In most of these actions that made a problematic storm into a continental catastrophe, the key element was the addiction of American society to oil. The Iraq war, the destruction of the wetlands, the heating of the Gulf so that a storm took on ferocious strength -- all born from addiction to oil, and from the arrogance that both nourished and grew from the addiction.

Addiction = idolatry.

Its only cure is connection with Wholeness. Turning from arrogance to compassion. Not only the instant compassion of feeding the hungry, housing the homeless--but also the deeper, the longer-range compassion of healing the earth, sharing our wealth, rebuilding so that the poor are not isolated, not made invisible.

We must welcome fully into our community all human cultures, all living beings, and those we have not conventionally thought "alive"--like the ozone layer and the proportion of CO2 in our air. Because they are all suffused with God; because the God's holy name YHWH can only be "pronounced" by breathing, "Yyyyhhhhwwwwhhhh"--and "the breath of all life blesses God's name," as the prayerbook says (Nishmat kol chai tivarech et shimcha).

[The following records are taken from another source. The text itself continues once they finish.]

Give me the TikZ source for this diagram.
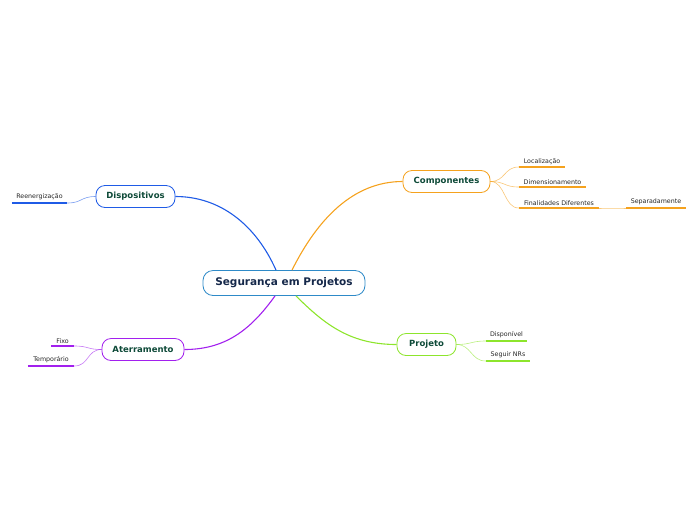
\documentclass[tikz,border=0pt]{standalone}
\usepackage{fontspec}
\setmainfont{DejaVu Sans}
\usepackage{tikz}
\usetikzlibrary{calc}

\definecolor{cblue}{HTML}{1F5BE6}
\definecolor{ccentral}{HTML}{2E8AC8}
\definecolor{corange}{HTML}{F5A21E}
\definecolor{cgreen}{HTML}{8DE52C}
\definecolor{cpurple}{HTML}{A220EE}
\definecolor{ctext}{HTML}{0E4A38}
\definecolor{cmain}{HTML}{15284A}

\tikzset{
  central/.style={draw=ccentral, line width=0.8pt, rounded corners=10pt, fill=white,
    minimum width=162pt, minimum height=25pt, inner sep=0pt,
    font=\fontsize{10.5}{12}\selectfont\bfseries, text=cmain},
  topic/.style={draw=#1, line width=0.8pt, rounded corners=9pt, fill=white,
    minimum height=22pt, inner sep=0pt,
    font=\fontsize{8.5}{10}\selectfont\bfseries, text=ctext},
  leaf/.style={inner xsep=0pt, inner ysep=2.5pt, anchor=south,
    font=\fontsize{6.3}{7}\selectfont, text=black!85},
  uline/.style={draw=#1, line width=1.6pt},
  main/.style={draw=#1, line width=1.1pt},
  twig/.style={draw=#1, line width=0.6pt, opacity=0.6},
}

\begin{document}
\begin{tikzpicture}[x=1pt,y=-1pt]
  \useasboundingbox (0,0) rectangle (696,520);
  % central topic
  \node[central] (root) at (284,283) {Segurança em Projetos};
  % main topics
  \node[topic=cblue, minimum width=79pt] (disp) at (135.5,196.5) {Dispositivos};
  \node[topic=corange, minimum width=87pt] (comp) at (446.5,181.5) {Componentes};
  \node[topic=cgreen, minimum width=59pt] (proj) at (426.5,344.5) {Projeto};
  \node[topic=cpurple, minimum width=82pt] (ater) at (143,349.5) {Aterramento};
  % leaves
  \node[leaf, minimum width=55pt] (reen) at (39.5,203) {Reenergização};
  \node[leaf, minimum width=46pt] (loc) at (542,167) {Localização};
  \node[leaf, minimum width=67pt] (dim) at (552.5,187) {Dimensionamento};
  \node[leaf, minimum width=80pt] (fin) at (559,208) {Finalidades Diferentes};
  \node[leaf, minimum width=60pt] (sep) at (656,208) {Separadamente};
  \node[leaf, minimum width=41pt] (dispn) at (506.5,341) {Disponível};
  \node[leaf, minimum width=44pt] (nrs) at (508,361) {Seguir NRs};
  \node[leaf, minimum width=23pt] (fixo) at (62.5,346) {Fixo};
  \node[leaf, minimum width=46pt] (temp) at (51,366) {Temporário};
  % underlines
  \draw[uline=cblue] (reen.south west) -- (reen.south east);
  \foreach \n in {loc,dim,fin,sep}
    \draw[uline=corange] (\n.south west) -- (\n.south east);
  \foreach \n in {dispn,nrs}
    \draw[uline=cgreen] (\n.south west) -- (\n.south east);
  \foreach \n in {fixo,temp}
    \draw[uline=cpurple] (\n.south west) -- (\n.south east);
  % main branches
  \draw[main=cblue] ($(root.north)+(-8,0)$) .. controls +(-20,-45) and +(45,0) .. (disp.east);
  \draw[main=corange] ($(root.north)+(8,0)$) .. controls +(25,-50) and +(-50,0) .. (comp.west);
  \draw[main=cgreen] ($(root.south)+(12,0)$) .. controls +(30,30) and +(-45,0) .. (proj.west);
  \draw[main=cpurple] ($(root.south)+(-9,0)$) .. controls +(-25,35) and +(40,0) .. (ater.east);
  % twigs
  \draw[twig=cblue] (disp.west) .. controls +(-15,0) and +(15,0) .. (reen.south east);
  \foreach \n in {loc,dim,fin}
    \draw[twig=corange] (comp.east) .. controls +(15,0) and +(-15,0) .. (\n.south west);
  \draw[twig=corange] (fin.south east) .. controls +(12,0) and +(-12,0) .. (sep.south west);
  \foreach \n in {dispn,nrs}
    \draw[twig=cgreen] (proj.east) .. controls +(15,0) and +(-15,0) .. (\n.south west);
  \foreach \n in {fixo,temp}
    \draw[twig=cpurple] (ater.west) .. controls +(-15,0) and +(15,0) .. (\n.south east);
\end{tikzpicture}
\end{document}
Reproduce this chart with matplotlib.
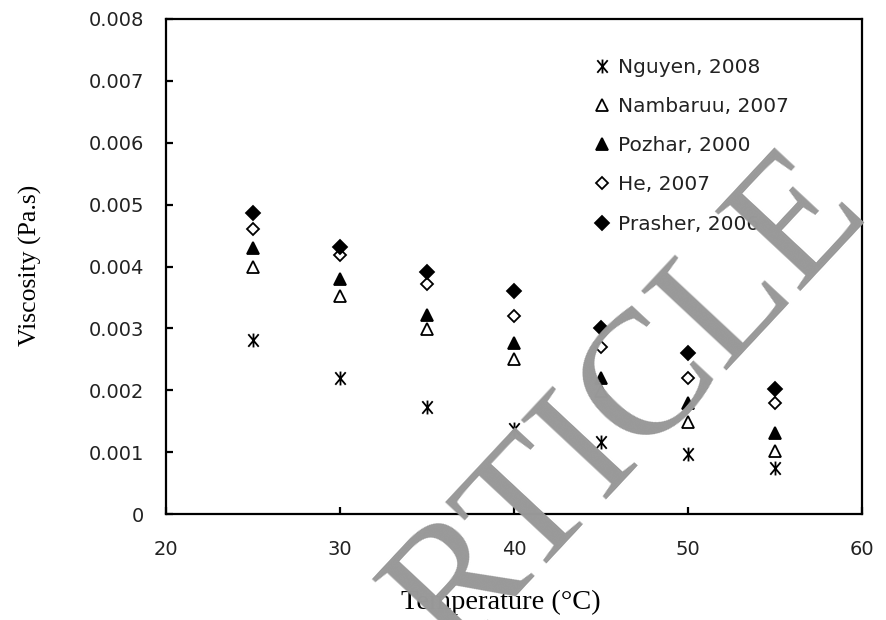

Specifically, what would this mean?

  • Deciding that our first national priority is drastically cutting CO2 emissions through energy conservation, reshaping our cities so that almost everyone can easily walk or bike or Internet to work, rejuvenating our railroad system to European and Japanese standards, installing thousands of windmills--all in order to heal the wounded climate system that sustains all life.
  • Making a Newer Orleans the model city for the pink, brown, black, and green faces of God to live in community with each other--not by imposing on them a corporate diktat but by starting from the grass-roots up to plan new neighborhoods, restore old wetlands. Indeed, finding the Katrina refugees where they have fled and using both face-to-face and Internet connection to replan the city together.
  • Bringing home from Iraq all the soldiers of the National Guards of all the states and retraining them not for war but for dealing with disasters, issuing them lifeboats rather than machine guns, water-decontamination kits rather than armored cars, helicopters that carry water to put out forest fires--not bombs to destroy cities.
  • Retraining large parts of the regular U.S. military in the same way. Since the climate crisis of global scorching is already upon us, they will be needed not only in North America but in many other regions of the planet.
  • Raising the minimum wage to where 40 hours of work will lift a family of four above the poverty line--a living wage with livable hours. Forbidding anyone to do paid work for more than fifty hours a week. Supporting neighborhood folk festivals, paid family leave time, a paid year off to learn in mid-life. Reshaping the tax system so that no household ends up with an income of more than two million dollars a year.
  • Ending the occupation of Iraq, redefining its people (and all peoples) as our partners in the great adventure of moving the world from Oiloholic addiction to the moderate, long-tern use of oil as part of a sustainable energy system.
  • Treating all human beings and all earth as part of the One, the Whole.